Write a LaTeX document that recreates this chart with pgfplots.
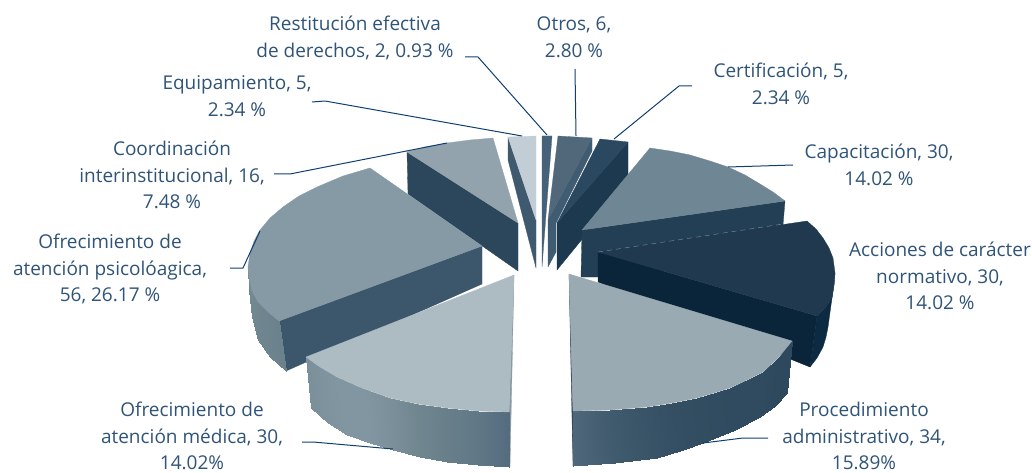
\documentclass[border=0pt]{standalone}
\usepackage{pgfplots}
\pgfplotsset{compat=1.18}
\usepackage{fontspec}
\setmainfont{Open Sans}
\definecolor{txt}{HTML}{2F5478}
\definecolor{lead}{HTML}{0F3F70}
\definecolor{gapc}{HTML}{6F8494}
\pgfplotsset{
  colormap={ramp}{rgb255(0)=(42,69,89) rgb255(1)=(62,88,108) rgb255(2)=(86,110,128) rgb255(3)=(112,134,143) rgb255(4)=(147,166,178)},
  face/.style={/utils/exec={\definecolor{fc}{HTML}{#1}},fill=fc,draw=fc,line width=0.3pt,line join=round,no marks,forget plot},
  wall/.style={surf,shader=interp,mesh/rows=2,point meta=explicit,forget plot},
  ld/.style={draw=lead,line width=1pt,no marks,line join=round,forget plot}
}
\tikzset{lab/.style={text=txt,align=center,font=\fontsize{19}{26.5}\selectfont,inner sep=0pt,anchor=center}}
\begin{document}
\begin{tikzpicture}
\begin{axis}[width=1032pt,height=473pt,scale only axis,xmin=0,xmax=1032,ymin=0,ymax=473,y dir=reverse,hide axis,clip=false,point meta min=0,point meta max=4,colormap name=ramp]
\addplot[draw=none,no marks,forget plot] coordinates {(0,0) (1032,473)};
% Otros
\addplot[face=3F5C72] coordinates {(592,138) (592,151) (556,223) (556,252) (548,267) (548,220) (592,138)};
\addplot[face=50687A] coordinates {(558,136) (592,138) (548,220) (558,136)};
% Restitucion
\addplot[face=46627A] coordinates {(542,136) (552,136) (542,267) (542,136)};
% Equipamiento
\addplot[face=3F5A6E] coordinates {(508,137) (536,220) (536,268) (508,160) (508,137)};
\addplot[face=C2CDD5] coordinates {(508,137) (536,136) (536,220) (508,137)};
% Certificacion
\addplot[face=1C3950] coordinates {(628,142) (628,183) (557,270) (557,223) (628,142)};
\addplot[face=2A4860] coordinates {(600,139) (628,142) (557,223) (600,139)};
% Coordinacion
\addplot[face=2C475C] coordinates {(407,152) (518,223) (518,271) (408,194) (407,152)};
\addplot[face=92A3AD] coordinates {(407,152) (425,147) (447,143) (470,140) (493,138) (518,223) (407,152)};
% Capacitacion
\addplot[face=223F55] coordinates {(582,230) (785,201) (783,225) (783,260) (597,277) (581,277) (582,230)};
\addplot[face=6F8695] coordinates {(582,230) (650,148) (670,151) (690,155) (710,161) (728,167) (745,175) (760,184) (773,192) (785,201) (582,230)};
% Psicologica
\addplot[face=3C566B] coordinates {(279,321) (482,246) (482,284) (286,371) (279,321)};
\addplot[wall] table[meta=m] {
x y m
248 267 3.1
249 278 3.1
252 291 3.1
258 302 3
268 312 2.9
279 321 2.8
248 267 3.1
249 290 3.1
252 317 3.1
258 340 3
270 357 2.9
286 371 2.8
};
\addplot[face=869AA5] coordinates {(482,246) (370,168) (343,176) (317,187) (299,196) (283,207) (270,218) (260,230) (254,241) (250,253) (248,267) (249,278) (252,291) (258,302) (268,312) (279,321) (482,246)};
% Acciones
\addplot[face=0C2A42] coordinates {(835,273) (834,285) (832,297) (826,307) (817,316) (810,367) (817,358) (823,347) (826,337) (828,327) (831,305) (834,285) (835,273)};
\addplot[face=0A243A] coordinates {(598,252) (817,316) (810,367) (598,282) (598,252)};
\addplot[face=21394F] coordinates {(598,252) (807,221) (816,229) (823,238) (829,248) (833,258) (835,273) (834,285) (832,297) (826,307) (817,316) (598,252)};
\addplot[draw=gapc,line width=0.5pt,dash pattern=on 5pt off 4pt,no marks,forget plot] coordinates {(598,252) (783,224)};
% Medica
\addplot[face=8A9AA5] coordinates {(514,275) (509,412) (510,467) (514,275)};
\addplot[wall] table[meta=m] {
x y m
306 357 3.3
320 367 3.4
337 377 3.5
362 388 3.5
390 398 3.3
418 404 3
447 408 2.7
478 411 2.4
509 412 1.9
311 408 3.3
328 423 3.4
347 435 3.5
370 443 3.5
393 450 3.3
420 457 3
447 462 2.7
478 465 2.4
509 467 1.9
};
\addplot[face=ADBBC3] coordinates {(514,275) (306,357) (320,367) (337,377) (362,388) (390,398) (418,404) (447,408) (478,411) (509,412) (514,275)};
% Procedimiento
\addplot[face=30495C] coordinates {(569,274) (573,411) (573,466) (569,274)};
\addplot[wall] table[meta=m] {
x y m
573 411 1.7
610 410 1.1
647 407 0.7
672 403 0.5
697 398 0.4
730 388 0.3
763 372 0.3
779 357 0.2
792 341 0.2
573 466 1.7
615 463 1.1
657 458 0.7
680 451 0.5
703 443 0.4
735 430 0.3
760 417 0.3
775 406 0.2
787 393 0.2
};
\addplot[face=9AAAB3] coordinates {(569,274) (792,341) (779,357) (763,372) (747,380) (730,388) (714,393) (697,398) (672,403) (647,407) (610,410) (573,411) (569,274)};
% leader lines
\addplot[ld] coordinates {(465,57) (478,57) (547,135)};
\addplot[ld] coordinates {(575,69) (576,136)};
\addplot[ld] coordinates {(692,86) (679,86) (614,139)};
\addplot[ld] coordinates {(312,102) (325,101) (522,136)};
\addplot[ld] coordinates {(274,174) (290,174) (447,143)};
\addplot[ld] coordinates {(230,268) (243,268) (260,231)};
\addplot[ld] coordinates {(793,165) (728,167)};
\addplot[ld] coordinates {(302,442) (313,442) (393,449)};
\addplot[ld] coordinates {(768,438) (743,438) (703,443)};
% labels
\node[lab] at (axis cs:355,38) {Restitución efectiva\\de derechos, 2, 0.93 \%};
\node[lab] at (axis cs:237,96) {Equipamiento, 5,\\2.34 \%};
\node[lab] at (axis cs:172,175) {Coordinación\\interinstitucional, 16,\\7.48 \%};
\node[lab] at (axis cs:110,269) {Ofrecimiento de\\atención psicolóagica,\\56, 26.17 \%};
\node[lab] at (axis cs:192,436) {Ofrecimiento de\\atención médica, 30,\\14.02\%};
\node[lab] at (axis cs:864,436) {Procedimiento\\administrativo, 34,\\15.89\%};
\node[lab] at (axis cs:940,276) {Acciones de carácter\\normativo, 30,\\14.02 \%};
\node[lab] at (axis cs:879,165) {Capacitación, 30,\\14.02 \%};
\node[lab] at (axis cs:781,84) {Certificación, 5,\\2.34 \%};
\node[lab] at (axis cs:574,37) {Otros, 6,\\2.80 \%};
\end{axis}
\end{tikzpicture}
\end{document}
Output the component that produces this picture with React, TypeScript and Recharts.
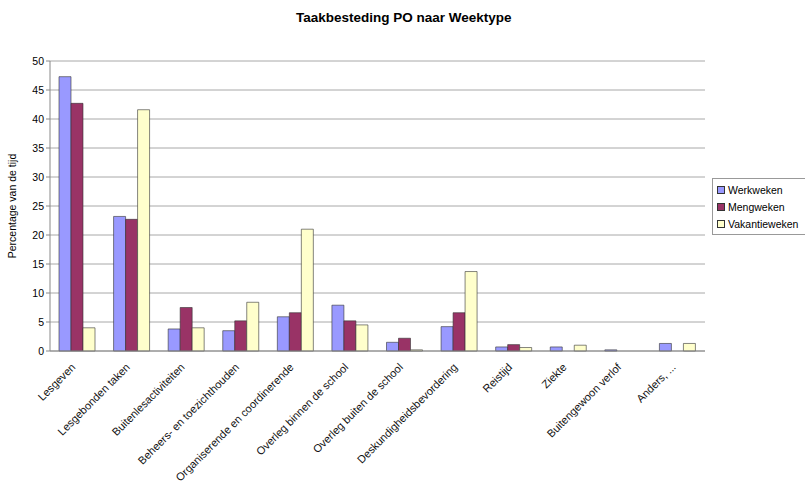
import React from 'react';
import { BarChart, Bar, XAxis, YAxis, CartesianGrid } from 'recharts';

const categories = [
  'Lesgeven',
  'Lesgebonden taken',
  'Buitenlesactiviteiten',
  'Beheers- en toezichthouden',
  'Organiserende en coordinerende',
  'Overleg binnen de school',
  'Overleg buiten de school',
  'Deskundigheidsbevordering',
  'Reistijd',
  'Ziekte',
  'Buitengewoon verlof',
  'Anders, ...',
];

const werkweken = [47.3, 23.2, 3.8, 3.5, 5.9, 7.9, 1.5, 4.2, 0.7, 0.7, 0.2, 1.3];
const mengweken = [42.7, 22.7, 7.5, 5.2, 6.6, 5.2, 2.2, 6.6, 1.1, 0, 0, 0];
const vakantieweken = [4.0, 41.6, 4.0, 8.4, 21.0, 4.5, 0.2, 13.7, 0.6, 1.0, 0, 1.3];

const yTicks = [0, 5, 10, 15, 20, 25, 30, 35, 40, 45, 50];

const series = [
  { key: 'Werkweken', color: '#9999FF' },
  { key: 'Mengweken', color: '#993366' },
  { key: 'Vakantieweken', color: '#FFFFCC' },
];

const data = categories.map((name, i) => ({
  name,
  Werkweken: werkweken[i],
  Mengweken: mengweken[i],
  Vakantieweken: vakantieweken[i],
}));

const FONT = '"Liberation Sans", Arial, sans-serif';

// category label rotated 45deg, text ends just left of the category centre
const RotatedTick = ({ x, y, payload }: any) => (
  <g transform={`translate(${x - 4},${y + 6})`}>
    <text
      textAnchor="end"
      transform="rotate(-45)"
      fontSize={11}
      fontFamily={FONT}
      style={{ fill: '#111' }}
      dy={4}
    >
      {payload.value}
    </text>
  </g>
);

export default function App() {
  return (
    <div style={{ position: 'absolute', left: 0, top: 0, width: 805, height: 483, background: '#fff', overflow: 'hidden' }}>
      <div
        style={{
          position: 'absolute',
          left: 296,
          top: 10,
          fontFamily: FONT,
          fontWeight: 'bold',
          fontSize: 13.5,
          whiteSpace: 'nowrap',
        }}
      >
        Taakbesteding PO naar Weektype
      </div>
      <div
        style={{
          position: 'absolute',
          left: 712,
          top: 178,
          width: 100,
          border: '1px solid #999',
          padding: '2px 0 2px 4px',
          fontFamily: FONT,
          fontSize: 10.5,
          background: '#fff',
        }}
      >
        {series.map((s) => (
          <div key={s.key} style={{ display: 'flex', alignItems: 'center', height: 17, whiteSpace: 'nowrap' }}>
            <span
              style={{
                width: 6,
                height: 6,
                background: s.color,
                border: '1px solid #333',
                marginRight: 3,
                display: 'inline-block',
              }}
            />
            {s.key}
          </div>
        ))}
      </div>
      <BarChart
        width={805}
        height={483}
        data={data}
        margin={{ top: 61, right: 100, left: 0, bottom: 0 }}
        barCategoryGap={9}
        barGap={0}
      >
        <CartesianGrid vertical={false} stroke="#a8a8a8" />
        <XAxis
          dataKey="name"
          interval={0}
          height={132}
          tick={<RotatedTick />}
          tickLine={false}
          axisLine={{ stroke: '#888' }}
        />
        <YAxis
          domain={[0, 50]}
          ticks={yTicks}
          width={50}
          tick={{ fontSize: 10.5, fontFamily: FONT, fill: '#000' }}
          tickLine={{ stroke: '#888' }}
          tickSize={4}
          axisLine={{ stroke: '#888' }}
          label={{
            value: 'Percentage van de tijd',
            angle: -90,
            position: 'insideLeft',
            offset: 12,
            style: { fontSize: 10.5, fontFamily: FONT, fill: '#000', textAnchor: 'middle' },
          }}
        />
        <YAxis
          yAxisId="r"
          orientation="right"
          width={0}
          tick={false}
          tickLine={false}
          axisLine={{ stroke: '#999' }}
        />
        {series.map((s) => (
          <Bar
            key={s.key}
            dataKey={s.key}
            fill={s.color}
            stroke="#333"
            strokeWidth={0.6}
            isAnimationActive={false}
          />
        ))}
      </BarChart>
    </div>
  );
}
* * * * *
Take out nothing but the lines from the one containing "Output the component" to the one containing "1.0, 0, 1.3];", inclusive, retyped exactly. Drop the pictures.

Output the component that produces this picture with React, TypeScript and Recharts.
import React from 'react';
import { BarChart, Bar, XAxis, YAxis, CartesianGrid } from 'recharts';

const categories = [
  'Lesgeven',
  'Lesgebonden taken',
  'Buitenlesactiviteiten',
  'Beheers- en toezichthouden',
  'Organiserende en coordinerende',
  'Overleg binnen de school',
  'Overleg buiten de school',
  'Deskundigheidsbevordering',
  'Reistijd',
  'Ziekte',
  'Buitengewoon verlof',
  'Anders, ...',
];

const werkweken = [47.3, 23.2, 3.8, 3.5, 5.9, 7.9, 1.5, 4.2, 0.7, 0.7, 0.2, 1.3];
const mengweken = [42.7, 22.7, 7.5, 5.2, 6.6, 5.2, 2.2, 6.6, 1.1, 0, 0, 0];
const vakantieweken = [4.0, 41.6, 4.0, 8.4, 21.0, 4.5, 0.2, 13.7, 0.6, 1.0, 0, 1.3];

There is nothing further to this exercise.